Bien des gens ont intérêt à l’instabilité au Liban. Le gouvernement syrien sans doute, mais aussi la majorité libanaise actuelle (qui cherche à pousser la communauté internationale à une résolution autoritaire pour créer un tribunal international sur l’assassinat de Rafic Hariri), le gouvernement israélien, les Etats-Unis, etc. Mais, contrairement à ce qui s’écrit généralement, ce qui se passe dans ce pays n’est pas un affrontement entre, d’un côté, le peuple libanais allié à la communauté internationale et de l’autre la Syrie avec ses « agents ». Se superposent plusieurs affrontements, dont le premier divise le Liban lui-même en deux camps d’à peu près égale importance. En privilégiant l’un des deux, la France fait-elle le bon choix ?

Le Rap islamisé.

Dans sa chronique pour Le Figaro du 18 mai, « Le réveil de la France immobile », Ivan Rioufol, écrit : « Reste cette inquiétude sur l’avenir de la France, esquissée par Jacques Chirac dans son discours d’adieu : « Une nation c’est une famille (...) Restez toujours unis et solidaires (...) Nous devons, dans le dialogue, dans la concorde, nous retrouver sur l’essentiel ». Propos à rapprocher de ceux de Nicolas Sarkozy, voyant dans le 6 mai la victoire « de la France qui ne veut pas mourir ». Mais qu’est-ce qui pourrait menacer la nation dans son unité et son existence, sinon l’encouragement d’un multiculturalisme déraciné pouvant conduire à l’éclatement du pays ? En rendant plusieurs fois hommage à l’histoire et à ses héros, mercredi, Sarkozy a rappelé la place de la mémoire collective et de la fierté française dans la réflexion sur l’identité nationale. Mais cet éveil oblige aussi à regarder les réalités en face. Ainsi, dans Israël Magazine, le chanteur Doc Gynéco assure : « Le rap s’est aujourd’hui islamisé. (Les rappeurs) sont en guerre : le rap, c’est un peu le bras musical armé du djihad. » Si ce que dit Doc Gynéco est vrai, il faut le féliciter pour son courage, et le soutenir. »

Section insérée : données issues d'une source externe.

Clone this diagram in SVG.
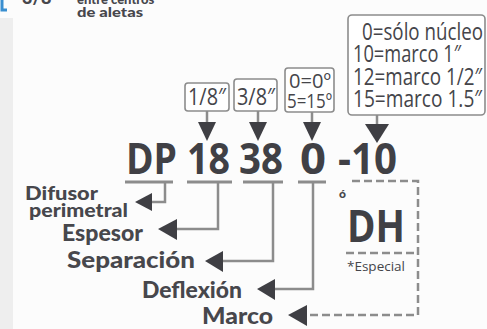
<svg xmlns="http://www.w3.org/2000/svg" width="487" height="329" viewBox="0 0 487 329">
<defs>
<style>
.bg{fill:#fcfcfc}
.big{font-family:"Open Sans","DejaVu Sans",sans-serif;font-weight:700;fill:#404045}
.lbl{font-family:"Lato","DejaVu Sans",sans-serif;font-weight:900;fill:#47474c}
.box{fill:#ffffff;stroke:#8c8c8c;stroke-width:1.6}
.bt{font-family:"Open Sans","DejaVu Sans",sans-serif;fill:#45454a}
.ul{stroke:#8c8c8c;stroke-width:3;fill:none}
.cn{stroke:#8c8c8c;stroke-width:2.5;fill:none}
.dash{stroke:#8c8c8c;stroke-width:2.5;fill:none;stroke-dasharray:8 4}
.ah{fill:#3f3f44}
</style>
</defs>
<rect class="bg" x="0" y="0" width="487" height="329"/>
<rect x="0" y="18" width="13" height="311" fill="#eeeeee"/>

<g id="header">
<path d="M2 0 V10 H7" stroke="#3a8fd0" stroke-width="3" fill="none"/>
<text class="lbl" x="22" y="4" font-size="18">3/8</text>
<text class="lbl" x="77" y="4" font-size="13">entre centros</text>
<text class="lbl" x="77" y="17" font-size="14" textLength="66" lengthAdjust="spacingAndGlyphs">de aletas</text>
</g>

<g id="code">
<text class="big" x="126" y="174" font-size="43" textLength="51" lengthAdjust="spacingAndGlyphs">DP</text>
<text class="big" x="187" y="174" font-size="43" textLength="43" lengthAdjust="spacingAndGlyphs">18</text>
<text class="big" x="239" y="174" font-size="43" textLength="44" lengthAdjust="spacingAndGlyphs">38</text>
<text class="big" x="300" y="174" font-size="43" textLength="26" lengthAdjust="spacingAndGlyphs">0</text>
<text class="big" x="338" y="174" font-size="43" textLength="59" lengthAdjust="spacingAndGlyphs">-10</text>
</g>

<g id="box-18">
<rect class="box" x="185" y="83" width="44" height="28" rx="3"/>
<text class="bt" x="188" y="105" font-size="23" textLength="38" lengthAdjust="spacingAndGlyphs">1/8″</text>
</g>
<g id="box-38">
<rect class="box" x="234" y="79" width="43" height="32" rx="3"/>
<text class="bt" x="237" y="105" font-size="23" textLength="38" lengthAdjust="spacingAndGlyphs">3/8″</text>
</g>
<g id="box-0">
<rect class="box" x="285" y="68" width="49" height="44" rx="3"/>
<text class="bt" x="289" y="88" font-size="20" textLength="42" lengthAdjust="spacingAndGlyphs">0=0º</text>
<text class="bt" x="287" y="108" font-size="20" textLength="45" lengthAdjust="spacingAndGlyphs">5=15º</text>
</g>
<g id="box-10">
<rect class="box" x="348" y="15" width="137" height="100" rx="4"/>
<text class="bt" x="362" y="40" font-size="23" textLength="121" lengthAdjust="spacingAndGlyphs">0=sólo núcleo</text>
<text class="bt" x="353" y="62" font-size="23" textLength="108" lengthAdjust="spacingAndGlyphs">10=marco 1″</text>
<text class="bt" x="353" y="85" font-size="23" textLength="129" lengthAdjust="spacingAndGlyphs">12=marco 1/2″</text>
<text class="bt" x="353" y="107" font-size="23" textLength="129" lengthAdjust="spacingAndGlyphs">15=marco 1.5″</text>
</g>

<g id="dh">
<text class="lbl" x="339" y="198" font-size="12">ó</text>
<text class="big" x="347" y="242" font-size="45" textLength="58" lengthAdjust="spacingAndGlyphs">DH</text>
<text class="bt" x="347" y="271" font-size="13" textLength="58" lengthAdjust="spacingAndGlyphs">*Especial</text>
</g>

<g id="labels">
<text class="lbl" x="25" y="200" font-size="19" textLength="73" lengthAdjust="spacingAndGlyphs">Difusor</text>
<text class="lbl" x="29" y="217" font-size="19" textLength="99" lengthAdjust="spacingAndGlyphs">perimetral</text>
<text class="lbl" x="62" y="241" font-size="22" textLength="81" lengthAdjust="spacingAndGlyphs">Espesor</text>
<text class="lbl" x="67" y="268" font-size="22" textLength="128" lengthAdjust="spacingAndGlyphs">Separación</text>
<text class="lbl" x="142" y="298" font-size="22" textLength="100" lengthAdjust="spacingAndGlyphs">Deflexión</text>
<text class="lbl" x="202" y="324" font-size="22" textLength="71" lengthAdjust="spacingAndGlyphs">Marco</text>
</g>

<g id="connectors">
<line class="ul" x1="125" y1="182" x2="173" y2="182"/>
<line class="ul" x1="187" y1="182" x2="232" y2="182"/>
<line class="ul" x1="243" y1="182" x2="283" y2="182"/>
<line class="ul" x1="298" y1="182" x2="326" y2="182"/>
<path class="cn" d="M165 182 V202 H148"/>
<path class="cn" d="M218 182 V229 H175"/>
<path class="cn" d="M273 182 V261 H220"/>
<path class="cn" d="M313 182 V289 H273"/>
<path class="dash" d="M352 181 H418 V315 H305"/>
<line class="dash" x1="346" y1="253" x2="418" y2="253"/>
<polygon class="ah" points="135,202 152,193 152,211"/>
<polygon class="ah" points="158,229 177,219 177,240"/>
<polygon class="ah" points="205,261 223,251 223,272"/>
<polygon class="ah" points="257,289 275,279 275,300"/>
<polygon class="ah" points="288,315 307,305 307,326"/>
<path class="cn" d="M207 111 V124"/>
<path class="cn" d="M258 111 V124"/>
<path class="cn" d="M312 112 V124"/>
<path class="cn" d="M377 115 V125"/>
<polygon class="ah" points="198,122 216,122 207,141"/>
<polygon class="ah" points="249,122 267,122 258,141"/>
<polygon class="ah" points="303,122 321,122 312,141"/>
<polygon class="ah" points="365,124 389,124 377,143"/>
</g>
</svg>
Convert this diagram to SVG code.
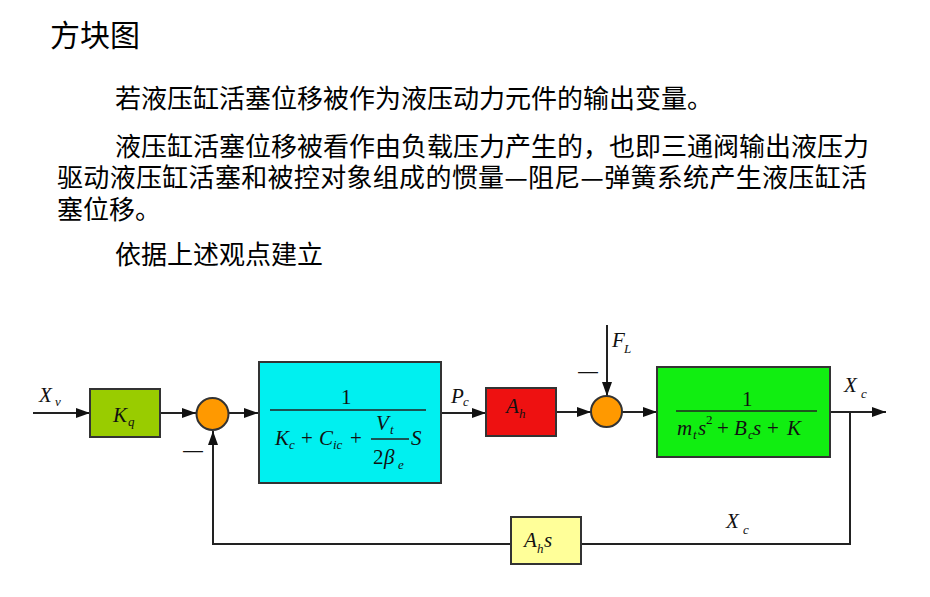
<svg xmlns="http://www.w3.org/2000/svg" width="930" height="597" viewBox="0 0 930 597">
<style>
.cjk{font-family:"Noto Sans CJK SC","Noto Sans",sans-serif;fill:#000}
.t{font-size:26px}
.m{font-family:"Liberation Serif",serif;font-style:italic;font-size:21px;fill:#111}
.r{font-family:"Liberation Serif",serif;font-size:21px;fill:#111}
.s{font-family:"Liberation Serif",serif;font-style:italic;font-size:13px;fill:#111}
.sup{font-family:"Liberation Serif",serif;font-size:13px;fill:#111}
.box{stroke:#333;stroke-width:2}
.ln{stroke:#222;stroke-width:2;fill:none}
.fr{stroke:#222;stroke-width:1.3}
.sum{fill:#ff9900;stroke:#333;stroke-width:2}
.minus{font-family:"Liberation Sans",sans-serif;font-size:20px;fill:#111}
</style>
<defs>
<marker id="ah" viewBox="0 0 14 10" refX="14" refY="5" markerWidth="14" markerHeight="10" markerUnits="userSpaceOnUse" orient="auto">
<path d="M0,0 L14,5 L0,10 z" fill="#111"/>
</marker>
</defs>
<rect width="930" height="597" fill="#fff"/>
<g id="text">
<text class="cjk" x="50" y="46" font-size="30">方块图</text>
<text class="cjk t" x="115" y="108">若液压缸活塞位移被作为液压动力元件的输出变量。</text>
<text class="cjk t" x="115" y="156">液压缸活塞位移被看作由负载压力产生的，也即三通阀输出液压力</text>
<text class="cjk t" x="57" y="187" textLength="810" lengthAdjust="spacing">驱动液压缸活塞和被控对象组成的惯量—阻尼—弹簧系统产生液压缸活</text>
<text class="cjk t" x="57" y="219">塞位移。</text>
<text class="cjk t" x="115" y="264">依据上述观点建立</text>
</g>
<g id="connectors">
<line class="ln" x1="33" y1="413" x2="90" y2="413" marker-end="url(#ah)"/>
<line class="ln" x1="160" y1="413" x2="196" y2="413" marker-end="url(#ah)"/>
<line class="ln" x1="229" y1="413" x2="258" y2="413" marker-end="url(#ah)"/>
<line class="ln" x1="441" y1="413" x2="486" y2="413" marker-end="url(#ah)"/>
<line class="ln" x1="556" y1="412" x2="591" y2="412" marker-end="url(#ah)"/>
<line class="ln" x1="622" y1="412" x2="657" y2="412" marker-end="url(#ah)"/>
<line class="ln" x1="607" y1="325" x2="607" y2="396" marker-end="url(#ah)"/>
<line class="ln" x1="830" y1="412" x2="886" y2="412" marker-end="url(#ah)"/>
<polyline class="ln" points="850,412 850,544 581,544"/>
<polyline class="ln" points="511,544 213,544 213,431" marker-end="url(#ah)"/>
</g>
<g id="Xv"><text class="m" x="39" y="402">X</text><text class="s" x="55" y="406">v</text></g>
<g id="Kq">
<rect class="box" x="90" y="389" width="70" height="48" fill="#99cc00"/>
<text class="m" x="113" y="422">K</text><text class="s" x="128" y="426">q</text>
</g>
<g id="sum1">
<circle class="sum" cx="212.5" cy="414" r="16"/>
<text class="minus" x="183" y="457">—</text>
</g>
<g id="cyl">
<rect class="box" x="259" y="362" width="182" height="121" fill="#00f0f0"/>
<text class="r" x="341" y="404">1</text>
<line class="fr" x1="270" y1="410" x2="426" y2="410"/>
<text class="m" x="275" y="445">K</text><text class="s" x="289" y="449">c</text>
<text class="r" x="301" y="445">+</text>
<text class="m" x="319" y="445">C</text><text class="s" x="333" y="449">ic</text>
<text class="r" x="350" y="445">+</text>
<text class="m" x="376" y="430">V</text><text class="s" x="390" y="434">t</text>
<line class="fr" x1="371" y1="439" x2="409" y2="439"/>
<text class="r" x="373" y="464">2</text><text class="m" x="384" y="464">β</text><text class="s" x="398" y="469">e</text>
<text class="m" x="411" y="445">S</text>
</g>
<g id="Pc"><text class="m" x="451" y="403">P</text><text class="s" x="463" y="406">c</text></g>
<g id="Ah">
<rect class="box" x="486" y="388" width="70" height="48" fill="#ee1111"/>
<text class="m" x="506" y="413">A</text><text class="s" x="519" y="418">h</text>
</g>
<g id="FL"><text class="m" x="612" y="347">F</text><text class="s" x="624" y="353">L</text></g>
<g id="sum2">
<circle class="sum" cx="606.5" cy="411.5" r="15.5"/>
<text class="minus" x="578" y="378">—</text>
</g>
<g id="load">
<rect class="box" x="657" y="367" width="173" height="90" fill="#11ee11"/>
<text class="r" x="742" y="406">1</text>
<line class="fr" x1="676" y1="411" x2="817" y2="411"/>
<text class="m" x="677" y="435">m</text><text class="s" x="693" y="439">t</text>
<text class="m" x="698" y="435">s</text><text class="sup" x="706" y="424">2</text>
<text class="r" x="717" y="435">+</text>
<text class="m" x="734" y="435">B</text><text class="s" x="748" y="439">c</text>
<text class="m" x="753" y="435">s</text>
<text class="r" x="767" y="435">+</text>
<text class="m" x="787" y="435">K</text>
</g>
<g id="Xc"><text class="m" x="844" y="392">X</text><text class="s" x="861" y="398">c</text></g>
<g id="Xc2"><text class="m" x="726" y="528">X</text><text class="s" x="743" y="534">c</text></g>
<g id="Ahs">
<rect class="box" x="511" y="517" width="70" height="47" fill="#ffff99"/>
<text class="m" x="524" y="547">A</text><text class="s" x="537" y="553">h</text><text class="m" x="544" y="547">s</text>
</g>
</svg>
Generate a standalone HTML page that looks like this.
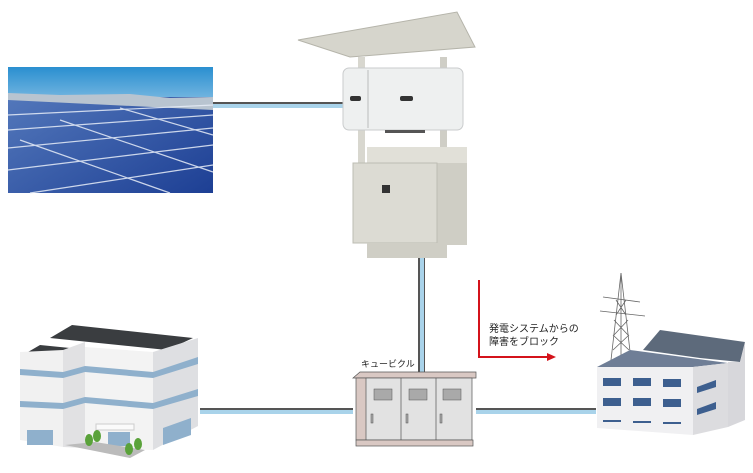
<!DOCTYPE html>
<html><head><meta charset="utf-8"><style>
html,body{margin:0;padding:0;background:#fff;}
svg{display:block}
text{font-family:"Liberation Sans","Noto Sans CJK JP",sans-serif;}
</style></head><body>
<svg width="753" height="473" viewBox="0 0 753 473" xmlns="http://www.w3.org/2000/svg">
<defs>
<linearGradient id="sky" x1="0" y1="0" x2="0" y2="1"><stop offset="0" stop-color="#2a8fd0"/><stop offset="1" stop-color="#6fb3df"/></linearGradient>
<linearGradient id="pan" x1="0" y1="0" x2="1" y2="1"><stop offset="0" stop-color="#5a7fc0"/><stop offset="1" stop-color="#1d3f94"/></linearGradient>
</defs>
<!-- solar photo -->
<rect x="8" y="67" width="205" height="126" fill="url(#pan)"/>
<rect x="8" y="67" width="205" height="30" fill="url(#sky)"/>
<polygon points="8,93 60,95 130,94 170,98 213,97 213,110 8,100" fill="#b8c4d0"/>
<g stroke="#e8eef8" stroke-width="1.2" opacity="0.85">
<line x1="8" y1="115" x2="213" y2="105"/><line x1="8" y1="130" x2="213" y2="115"/><line x1="8" y1="148" x2="213" y2="128"/><line x1="8" y1="170" x2="213" y2="145"/><line x1="30" y1="193" x2="213" y2="165"/>
<line x1="20" y1="140" x2="170" y2="193"/><line x1="60" y1="120" x2="213" y2="172"/><line x1="120" y1="108" x2="213" y2="135"/>
</g>
<!-- cables -->
<rect x="213" y="102" width="130" height="2" fill="#555"/><rect x="213" y="104" width="130" height="4" fill="#a9d3ea"/>
<rect x="418" y="255" width="2" height="117" fill="#555"/><rect x="420" y="255" width="4" height="117" fill="#a9d3ea"/><rect x="424" y="255" width="1" height="117" fill="#555"/>
<rect x="200" y="408" width="153" height="2" fill="#555"/><rect x="200" y="410" width="153" height="4" fill="#a9d3ea"/>
<rect x="476" y="408" width="120" height="2" fill="#555"/><rect x="476" y="410" width="120" height="4" fill="#a9d3ea"/>
<!-- power unit -->
<polygon points="298,40 457,12 475,47 350,57" fill="#d6d5cc" stroke="#b5b4aa"/>
<rect x="358" y="57" width="7" height="186" fill="#d8d7cf"/><rect x="440" y="57" width="7" height="186" fill="#cfcec6"/>
<rect x="343" y="68" width="120" height="62" rx="6" fill="#eef0f0" stroke="#c9cbcc"/>
<line x1="368" y1="70" x2="368" y2="128" stroke="#bbb"/>
<rect x="350" y="96" width="11" height="5" rx="2" fill="#333"/><rect x="400" y="96" width="13" height="5" rx="2" fill="#333"/>
<rect x="385" y="130" width="40" height="3" fill="#555"/>
<rect x="367" y="147" width="100" height="25" fill="#e1e0d8"/>
<rect x="437" y="163" width="30" height="82" fill="#cfcec5"/>
<rect x="353" y="163" width="84" height="80" fill="#dcdbd3" stroke="#bdbcb3"/>
<rect x="382" y="185" width="8" height="8" fill="#333"/>
<rect x="367" y="243" width="80" height="15" fill="#cfcec5"/>
<!-- red arrow -->
<polyline points="479,280 479,357 548,357" fill="none" stroke="#d4131b" stroke-width="2"/>
<polygon points="547,353 556,357 547,361" fill="#d4131b"/>
<text x="489" y="332" font-size="10" fill="#222">発電システムからの</text>
<text x="489" y="345" font-size="10" fill="#222">障害をブロック</text>
<text x="361" y="367" font-size="9" fill="#222">キュービクル</text>
<!-- cubicle -->
<polygon points="353,378 360,372 476,372 476,378" fill="#d9c8c3" stroke="#555" stroke-width="0.7"/>
<rect x="356" y="378" width="14" height="62" fill="#d9c8c3" stroke="#555" stroke-width="0.7"/>
<rect x="366" y="378" width="106" height="62" fill="#e2e2e2" stroke="#555" stroke-width="0.7"/>
<line x1="401" y1="378" x2="401" y2="440" stroke="#555" stroke-width="0.7"/><line x1="436" y1="378" x2="436" y2="440" stroke="#555" stroke-width="0.7"/>
<g fill="#a9a9a9" stroke="#555" stroke-width="0.5"><rect x="374" y="389" width="18" height="11"/><rect x="409" y="389" width="18" height="11"/><rect x="443" y="389" width="18" height="11"/>
<rect x="371" y="414" width="2" height="9"/><rect x="406" y="414" width="2" height="9"/><rect x="440" y="414" width="2" height="9"/></g>
<rect x="356" y="440" width="117" height="6" fill="#d9c8c3" stroke="#555" stroke-width="0.7"/>
<!-- left building -->
<polygon points="28,352 40,345 80,349 67,355" fill="#3a3d40"/>
<polygon points="50,338 72,325 193,338 167,350" fill="#3a3d40"/>
<polygon points="20,352 63,350 63,447 20,440" fill="#f1f1f1"/>
<polygon points="63,350 85,342 85,448 63,447" fill="#e1e1e3"/>
<polygon points="85,347 153,352 153,450 85,448" fill="#f3f3f3"/>
<polygon points="153,352 198,338 198,426 153,450" fill="#dedfe2"/>
<g fill="#8fb0cc"><polygon points="20,369 63,372 63,378 20,375"/><polygon points="63,372 85,366 85,372 63,378"/><polygon points="85,366 153,372 153,378 85,372"/><polygon points="153,372 198,357 198,364 153,378"/>
<polygon points="20,401 63,403 63,409 20,407"/><polygon points="63,403 85,397 85,403 63,409"/><polygon points="85,397 153,403 153,409 85,403"/><polygon points="153,403 198,389 198,396 153,409"/>
<rect x="27" y="430" width="26" height="15"/><rect x="108" y="432" width="22" height="14"/><polygon points="163,428 191,418 191,435 163,445"/></g>
<polygon points="65,445 95,442 145,450 130,458" fill="#bbb"/>
<rect x="96" y="424" width="38" height="6" fill="#fafafa" stroke="#ccc"/>
<g fill="#5aa23a"><ellipse cx="89" cy="440" rx="4" ry="6"/><ellipse cx="97" cy="436" rx="4" ry="6"/><ellipse cx="129" cy="449" rx="4" ry="6"/><ellipse cx="138" cy="444" rx="4" ry="6"/></g>
<!-- right: tower -->
<g stroke="#666" stroke-width="0.8" fill="none">
<polyline points="611,360 621,273 631,360"/><line x1="621" y1="273" x2="621" y2="360"/>
<line x1="603" y1="297" x2="640" y2="302"/><line x1="600" y1="311" x2="645" y2="316"/>
<path d="M614,320 L628,335 M628,320 L614,335 M613,335 L629,350 M629,335 L613,350 M616,300 L626,315 M626,300 L616,315"/></g>
<!-- factory -->
<polygon points="643,350 660,330 745,342 740,362 700,358" fill="#5d6a7b"/>
<polygon points="728,362 740,362 745,342 745,420 728,427" fill="#d7d7db"/>
<polygon points="597,367 630,350 728,363 693,367" fill="#6f7e96"/>
<polygon points="597,367 693,367 693,435 597,428" fill="#f0f0f2"/>
<polygon points="693,367 728,363 728,427 693,435" fill="#dcdcdf"/>
<g fill="#3d5f8f"><rect x="603" y="378" width="18" height="8"/><rect x="633" y="378" width="18" height="8"/><rect x="663" y="379" width="18" height="8"/>
<rect x="603" y="398" width="18" height="8"/><rect x="633" y="398" width="18" height="8"/><rect x="663" y="399" width="18" height="8"/>
<rect x="603" y="420" width="18" height="2"/><rect x="633" y="421" width="18" height="2"/><rect x="663" y="422" width="18" height="2"/>
<polygon points="697,387 716,380 716,387 697,393"/><polygon points="697,409 716,402 716,409 697,415"/></g>
</svg>
</body></html>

Message de Sarkozy à Ben Ali.

Comment personne ne l’ignore, le régime tunisien s’apparente largement à une dictature, même si certains n’hésitent pas à en faire l’apologie. Selon une dépêche de l’AFP du 23 mai, le président français Nicolas Sarkozy a souhaité dans un message à son homologue tunisien Zine El Abidine Ben Ali que la coopération bilatérale « puisse se développer dans tous les domaines d’intérêt commun », notamment en Méditerranée. « Dans cette entreprise ambitieuse et tellement nécessaire (une union de la Méditerranée), je sais que je pourrai compter sur votre soutien et votre détermination », a souligné M. Sarkozy avant d’exprimer sa « très haute considération » pour M. Ben Ali. Le message ne dit pas si cette union de la Méditerranée prendra en compte les droits de la personne régulièrement bafoués à Tunis. On attend les précisions du nouveau ministre des affaires étrangères Bernard Kouchner.